Christmas traditions

As someone who dislikes change, when I find something that works, I stick with it. I think that’s partly why I’m so big on Christmas traditions. To be clear, I’m not talking about throwaway Christmas activities like eating mince pies. I’m talking specific, intricately-planned, and carefully sequenced traditions.

For my family, Christmas celebrations kick off in the first weekend of December (it has to be the first weekend), when we venture to the Christmas Tree Farm in Chandlers Hill and quietly compete with other like-minded families for the winning tree. We then spend the afternoon decorating the tree while listening to a Christmas playlist that I’ve long been perfecting. We unpack the decorations from a box with great ceremony, peeling away the encasing tissue paper to reveal glimmers of red, gold, green, and blue. The decorations are a tradition in themselves: we buy one every year to add to the collection, so it’s a mix of new treasures and old favourites.

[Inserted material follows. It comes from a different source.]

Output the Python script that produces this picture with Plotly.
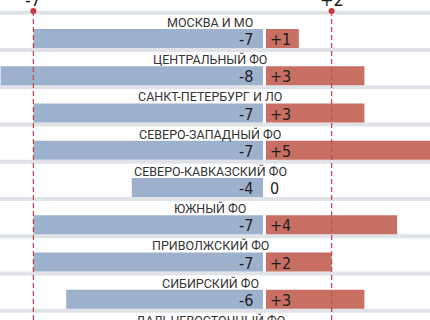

Christmas films are also really important in my household, and they need to be watched in a specific sequence. I know it makes no sense, but first up is always National Treasure, the 2004 action-mystery starring Nicholas Cage. I think we watched it one December when I was kid, and it’s just stuck. Now, despite reason, it feels like Christmas.

There are also some more traditional Christmas films on the list, but none are more important in my household than Home Alone and Home Alone 2: Lost in New York, which must be watched on December 23rd and 24th, respectively. It really has to be those dates, and at this point, no one would dare suggest otherwise.

There are plenty more traditions I could mention, like the prawn and avocado salad that my Mum prepares for dinner on Christmas eve, the recipe for a Christmas cocktail that an auntie gave me years ago, or the Christmas movie night that my friends and I host each year (the worse the film is, the better). There are probably some others that I’m forgetting, but that’s really the beauty of traditions, isn’t it? It’s not always the decorating of a tree or baking of a cake. It’s the small, often incommunicable details: the way you and your family gather around a table, the pyjamas you wear, the jokes you make. These things are woven into the fabric of our lives and the memories we share together, and that is the foundation of any worthwhile tradition.